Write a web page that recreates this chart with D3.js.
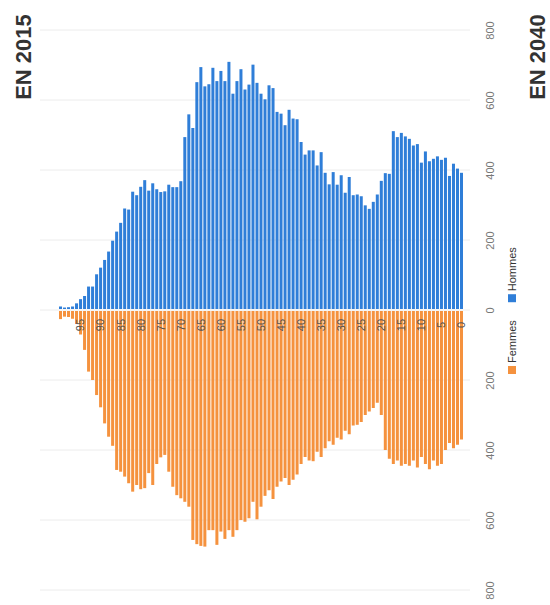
<!DOCTYPE html>
<meta charset="utf-8">
<style>

body { margin: 0; background: #fff; }
svg { font-family: "Liberation Sans", Arial, sans-serif; }
.grid line { stroke: #ececec; }
.axe text { fill: #777; font-size: 11px; }
.ages text { fill: #555; font-size: 11px; }
.titre { font-size: 22px; font-weight: bold; fill: #333; }
.legende text { font-size: 11px; fill: #333; }

</style>

<svg width="550" height="605"></svg>

<script src="https://d3js.org/d3.v7.min.js"></script>
<script>

// âges 0 à 100
var ages = d3.range(0, 101);
var agesEtiquettes = [0, 5, 10, 15, 20, 25, 30, 35, 40, 45, 50, 55, 60, 65, 70, 75, 80, 85, 90, 95];
var valeursAxe = [-800, -600, -400, -200, 0, 200, 400, 600, 800];

// effectifs par âge (index = âge)
var hommes = [392, 404, 418, 383, 435, 429, 439, 432, 425, 453,
              421, 474, 470, 489, 496, 506, 494, 511, 389, 391,
              369, 330, 309, 289, 299, 325, 330, 328, 380, 335,
              385, 358, 394, 359, 392, 451, 413, 456, 456, 444,
              480, 545, 547, 572, 528, 561, 566, 634, 642, 602,
              618, 649, 701, 644, 630, 688, 654, 618, 709, 654,
              683, 654, 692, 645, 639, 694, 651, 520, 559, 494,
              368, 351, 351, 358, 339, 337, 345, 362, 341, 371,
              352, 328, 338, 287, 290, 249, 224, 198, 167, 143,
              121, 102, 67, 67, 40, 31, 19, 10, 8, 7, 10];

var femmes = [370, 385, 395, 380, 400, 440, 445, 430, 455, 440,
              420, 450, 430, 445, 440, 445, 430, 440, 425, 400,
              300, 265, 280, 290, 300, 320, 328, 330, 355, 345,
              370, 365, 385, 375, 395, 420, 405, 432, 430, 420,
              440, 470, 485, 500, 480, 490, 505, 540, 515, 531,
              562, 598, 548, 595, 605, 600, 629, 648, 629, 654,
              633, 671, 629, 629, 676, 674, 669, 657, 562, 548,
              538, 529, 505, 462, 414, 421, 440, 500, 466, 509,
              512, 500, 519, 495, 476, 462, 457, 388, 362, 324,
              278, 243, 200, 176, 114, 70, 40, 25, 20, 19, 26];

var series = ["Femmes", "Hommes"];
var couleurs = ["#f5923e", "#2f7ed8"];

var svg = d3.select("svg");

// la pyramide est tournée : âges à l'horizontale, 0 à droite
var x = d3.scaleBand()
    .domain(ages.slice().reverse())
    .range([59, 463])
    .paddingInner(0.25);

var y = d3.scaleLinear()
    .domain([-800, 800])
    .range([590, 30]);

svg.append("g")
    .attr("class", "grid")
  .selectAll("line")
  .data(valeursAxe)
  .enter().append("line")
    .attr("x1", 40).attr("x2", 470)
    .attr("y1", d => y(d)).attr("y2", d => y(d));

svg.append("g")
  .selectAll("rect")
  .data(ages)
  .enter().append("rect")
    .attr("x", d => x(d))
    .attr("width", x.bandwidth())
    .attr("y", d => y(hommes[d]))
    .attr("height", d => y(0) - 1 - y(hommes[d]))
    .attr("fill", couleurs[1]);

svg.append("g")
  .selectAll("rect")
  .data(ages)
  .enter().append("rect")
    .attr("x", d => x(d))
    .attr("width", x.bandwidth())
    .attr("y", y(0) + 1)
    .attr("height", d => y(-femmes[d]) - y(0) - 1)
    .attr("fill", couleurs[0]);

// axe des âges
var axeAges = svg.append("g")
    .attr("class", "ages")
    .attr("transform", "translate(0,325)")
    .call(d3.axisBottom(x).tickValues(agesEtiquettes).tickSize(0));
axeAges.select(".domain").remove();
axeAges.selectAll("text")
    .attr("y", 0).attr("dy", "0.35em")
    .attr("transform", "rotate(-90)")
    .attr("text-anchor", "middle");

// axe des effectifs
var axeValeurs = svg.append("g")
    .attr("class", "axe")
    .attr("transform", "translate(490,0)")
    .call(d3.axisRight(y).tickValues(valeursAxe).tickSize(0).tickFormat(d => Math.abs(d)));
axeValeurs.select(".domain").remove();
axeValeurs.selectAll("text")
    .attr("x", 0).attr("dy", "0.35em")
    .attr("transform", "rotate(-90)")
    .attr("text-anchor", "middle");

// titres
svg.append("text")
    .attr("class", "titre")
    .attr("transform", "translate(31,57) rotate(-90)")
    .attr("text-anchor", "middle")
    .text("EN 2015");

svg.append("text")
    .attr("class", "titre")
    .attr("transform", "translate(545,57) rotate(-90)")
    .attr("text-anchor", "middle")
    .text("EN 2040");

// légende
var legende = svg.append("g")
    .attr("class", "legende")
    .attr("transform", "translate(512,374) rotate(-90)");

var pos = 0;
series.forEach(function(s, i) {
  legende.append("rect")
      .attr("x", pos).attr("y", -4)
      .attr("width", 8).attr("height", 8)
      .attr("fill", couleurs[i]);
  var t = legende.append("text")
      .attr("x", pos + 11).attr("dy", "0.35em")
      .text(s);
  pos += 11 + t.node().getComputedTextLength() + 18;
});

</script>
□ □ □ □
## DIRECTION
Leave out the pictures and transcribe everything else exactly.

## SOLUTION
Write a web page that recreates this chart with D3.js.
<!DOCTYPE html>
<meta charset="utf-8">
<style>

body { margin: 0; background: #fff; }
svg { font-family: "Liberation Sans", Arial, sans-serif; }
.grid line { stroke: #ececec; }
.axe text { fill: #777; font-size: 11px; }
.ages text { fill: #555; font-size: 11px; }
.titre { font-size: 22px; font-weight: bold; fill: #333; }
.legende text { font-size: 11px; fill: #333; }

</style>

<svg width="550" height="605"></svg>

<script src="https://d3js.org/d3.v7.min.js"></script>
<script>

// âges 0 à 100
var ages = d3.range(0, 101);
var agesEtiquettes = [0, 5, 10, 15, 20, 25, 30, 35, 40, 45, 50, 55, 60, 65, 70, 75, 80, 85, 90, 95];
var valeursAxe = [-800, -600, -400, -200, 0, 200, 400, 600, 800];

// effectifs par âge (index = âge)
var hommes = [392, 404, 418, 383, 435, 429, 439, 432, 425, 453,
              421, 474, 470, 489, 496, 506, 494, 511, 389, 391,
              369, 330, 309, 289, 299, 325, 330, 328, 380, 335,
              385, 358, 394, 359, 392, 451, 413, 456, 456, 444,
              480, 545, 547, 572, 528, 561, 566, 634, 642, 602,
              618, 649, 701, 644, 630, 688, 654, 618, 709, 654,
              683, 654, 692, 645, 639, 694, 651, 520, 559, 494,
              368, 351, 351, 358, 339, 337, 345, 362, 341, 371,
              352, 328, 338, 287, 290, 249, 224, 198, 167, 143,
              121, 102, 67, 67, 40, 31, 19, 10, 8, 7, 10];

var femmes = [370, 385, 395, 380, 400, 440, 445, 430, 455, 440,
              420, 450, 430, 445, 440, 445, 430, 440, 425, 400,
              300, 265, 280, 290, 300, 320, 328, 330, 355, 345,
              370, 365, 385, 375, 395, 420, 405, 432, 430, 420,
              440, 470, 485, 500, 480, 490, 505, 540, 515, 531,
              562, 598, 548, 595, 605, 600, 629, 648, 629, 654,
              633, 671, 629, 629, 676, 674, 669, 657, 562, 548,
              538, 529, 505, 462, 414, 421, 440, 500, 466, 509,
              512, 500, 519, 495, 476, 462, 457, 388, 362, 324,
              278, 243, 200, 176, 114, 70, 40, 25, 20, 19, 26];

var series = ["Femmes", "Hommes"];
var couleurs = ["#f5923e", "#2f7ed8"];

var svg = d3.select("svg");

// la pyramide est tournée : âges à l'horizontale, 0 à droite
var x = d3.scaleBand()
    .domain(ages.slice().reverse())
    .range([59, 463])
    .paddingInner(0.25);

var y = d3.scaleLinear()
    .domain([-800, 800])
    .range([590, 30]);

svg.append("g")
    .attr("class", "grid")
  .selectAll("line")
  .data(valeursAxe)
  .enter().append("line")
    .attr("x1", 40).attr("x2", 470)
    .attr("y1", d => y(d)).attr("y2", d => y(d));

svg.append("g")
  .selectAll("rect")
  .data(ages)
  .enter().append("rect")
    .attr("x", d => x(d))
    .attr("width", x.bandwidth())
    .attr("y", d => y(hommes[d]))
    .attr("height", d => y(0) - 1 - y(hommes[d]))
    .attr("fill", couleurs[1]);

svg.append("g")
  .selectAll("rect")
  .data(ages)
  .enter().append("rect")
    .attr("x", d => x(d))
    .attr("width", x.bandwidth())
    .attr("y", y(0) + 1)
    .attr("height", d => y(-femmes[d]) - y(0) - 1)
    .attr("fill", couleurs[0]);

// axe des âges
var axeAges = svg.append("g")
    .attr("class", "ages")
    .attr("transform", "translate(0,325)")
    .call(d3.axisBottom(x).tickValues(agesEtiquettes).tickSize(0));
axeAges.select(".domain").remove();
axeAges.selectAll("text")
    .attr("y", 0).attr("dy", "0.35em")
    .attr("transform", "rotate(-90)")
    .attr("text-anchor", "middle");

// axe des effectifs
var axeValeurs = svg.append("g")
    .attr("class", "axe")
    .attr("transform", "translate(490,0)")
    .call(d3.axisRight(y).tickValues(valeursAxe).tickSize(0).tickFormat(d => Math.abs(d)));
axeValeurs.select(".domain").remove();
axeValeurs.selectAll("text")
    .attr("x", 0).attr("dy", "0.35em")
    .attr("transform", "rotate(-90)")
    .attr("text-anchor", "middle");

// titres
svg.append("text")
    .attr("class", "titre")
    .attr("transform", "translate(31,57) rotate(-90)")
    .attr("text-anchor", "middle")
    .text("EN 2015");

svg.append("text")
    .attr("class", "titre")
    .attr("transform", "translate(545,57) rotate(-90)")
    .attr("text-anchor", "middle")
    .text("EN 2040");

// légende
var legende = svg.append("g")
    .attr("class", "legende")
    .attr("transform", "translate(512,374) rotate(-90)");

var pos = 0;
series.forEach(function(s, i) {
  legende.append("rect")
      .attr("x", pos).attr("y", -4)
      .attr("width", 8).attr("height", 8)
      .attr("fill", couleurs[i]);
  var t = legende.append("text")
      .attr("x", pos + 11).attr("dy", "0.35em")
      .text(s);
  pos += 11 + t.node().getComputedTextLength() + 18;
});

</script>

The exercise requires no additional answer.